Rust is a strongly typed programming language. That means after a variable is declared its data type remain the same during program execution. This restriction enable compiler to optimize the executable code and improve application efficiency. It is also useful to avoid runtime errors and improve developer experience.

Primitive Types

In Rust we have 3 primitive types. Signed, unsigned and floating precision numbers. Each type specify the number of bits, so it is much more easy to remember the type notation than in C language.

Number types: { i8, i16, i32, i64, u8, u16, u32, u64, isize, usize, f32, f64 }

In Rust "i" numbers are integers. "u" numbers are unsigned. "f" numbers are floating point numbers. Variable size data types: isize and usize depends on machine architecture 32 or 64 bits.

Boolean types: true and false

In Rust the Boolean values are true and false like in Python and Ruby. The operators for Boolean expressions are like: {&&,||,!}.

Character types: Unicode

In Rust characters are Unicode not ASCII and occupy 4 bytes not 1 byte. A character is enclosed in single quotes like: {'0','1'....'a','b',.... 'π','α','β',... 'ω'}

Variables

In Rust you must declare data type to create a variable using symbol ":"> and keyword let Variables are immutable in Rust unless you specify otherwise. Global variables can be defined using keyword static or const.

Example:

/* demo to declare a static variable */
static TEST: i32 = 10; // global variable

fn main() {
  let x = TEST + 1;        // use TEST in expression
  println!("TEST = {}",x); // printing the result
}

Notes:

rust is using type inference the best it can to detect type for "x"
you can declare a variable and set initial value for it in a single statement

Expressions

Rust is using infix notation to create expressions.

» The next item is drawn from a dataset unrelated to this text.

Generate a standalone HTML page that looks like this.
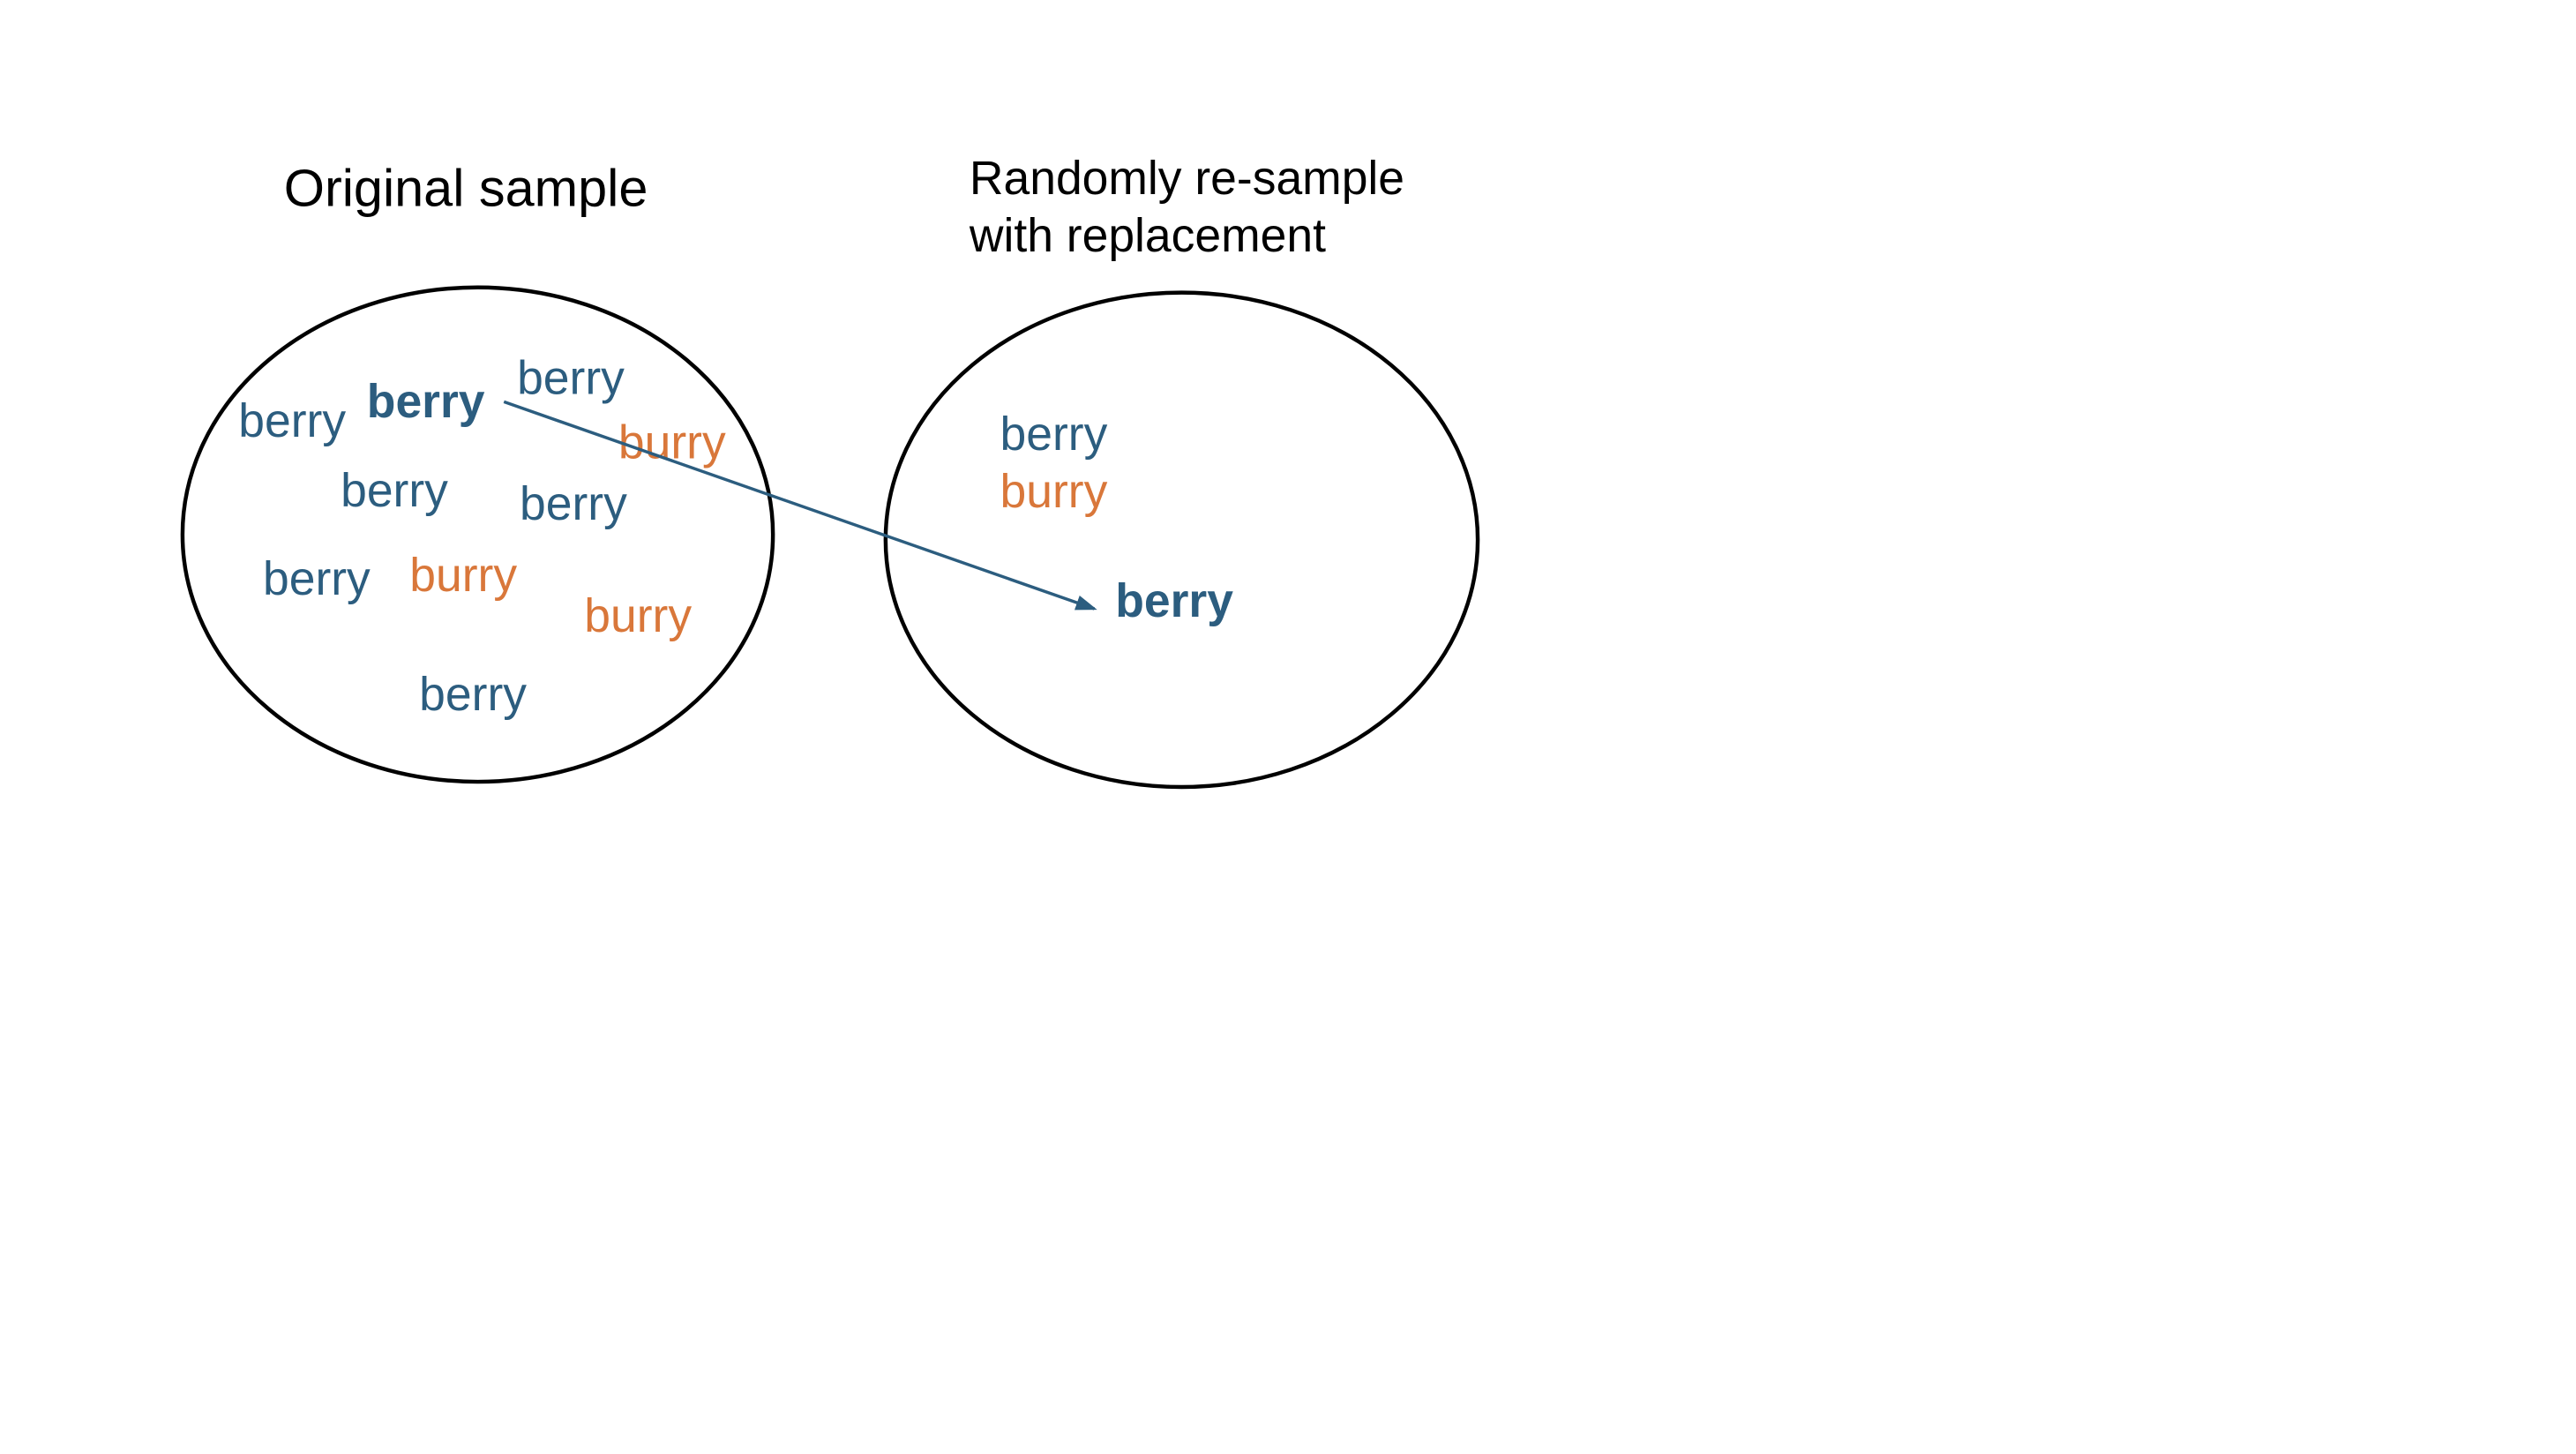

An expression is created using variables, constants and literals separated by operators. In previous example we use expression: TEST+1 to calculate initial value for x. The result of expressions can be captured into a new variable using assign symbol "=".

You can create larger expressions from small expressions using parenthesis and operators. The order of operations is important. Operators { *, / } have higher precedence than { +, – }.

Example:

(x + y) / 2 < (x + y)

Notes:

Previous expressions will evaluate true if x and y are both positive,
Relation operator "<" has lower precedence than arithmetic operator "/",
It is a good practice to use spaces to separate operators of literals.

Numeric Operators

Symbol	Description
/	division
*	multiplication
%	modulo (reminder of division)
+	addition
–	subtraction

Update Operators

Most math operators and bitwise operators have an "update" version. The variable you use in left side of these operators must be mutable otherwise will generate compilation error:

Symbol	Description
=	assign value
+=	addition
-=	subtraction
*=	multiplication
/=	division

Relation Operators

Symbol	Description
>	relation operator: greater then
<	relation operator: less then
==	relation operator: is equal
!=	relation operator: not equal (disjunctive)
>=	relation operator: greater then or equal to
<=	relation operator: less then or equal to

Logic Operators

Symbol	Description
!	logical operator "not" when is used as prefix
&&	logical operator "and" sometimes called Boolean operator AND.
\|\|	logical operator "or" sometimes called Boolean operator OR.

Bitwise Operators

Symbol	Description
~	but-wise operator "not"
&	bit-wise operator "and"
\|	bitwise "or" and pattern alternative
^	bitwise exclusive "or"
<<	left shift
>>	right shift

Composite Types

The composite types are: { Arrays, Vectors, Slices, Strings, Tuples, Structs, Enums }. Some composite types have all members of the same type and function more like a data set. The structs and enums can have members of different data types and are more known as "records" in other languages.

Array

Collections of fixed size elements enclosed in square brackets [1,2,3] and separated by comma. First element can be found like in C using zero based subscript a[0] . The notation [T;N] is used to initialize an array with T using N members.

Example:

let a = [1,2,3]; // All elements are integers i64
let b = [0;10];  // This create b=[0,0,0,0,0,0,0,0,0,0]

Vector

A vector is a smart array that can grow at run-time. It is implemented as a "generic" in the standard library. Vector is not as fast as Array but has more functionality. In other languages like Python this is known as a "List" and is implemented in the language core.

Example:

let v = vec![1,2,3,4]; // vector of integers v:Vec<i32>
let x = v[0]; // first element
let y = v[3]; // last element

Note: Subscript index starts from 0 and is of type "usize". Using other type will generate an error.

Slice

A slice is a view for a range of addresses in an array. You can create slice using "borrow" operator: "&" and range operator ".."

Example:

/* demo for array slicing */
fn main() {
    let ints = [1, 2, 3, 4, 5];
    let slice1 = &ints[0..2]; // first 2 elements
    let slice2 = &ints[1..];  // open range!

    /* debug printing */
    println!("ints {:?}", ints);
    println!("slice1 {:?}", slice1);
    println!("slice2 {:?}", slice2);
}

Notes:

slices are references to original array,
range operator ".." exclude upper limit,
placeholder {:?} can be used for printing range elements.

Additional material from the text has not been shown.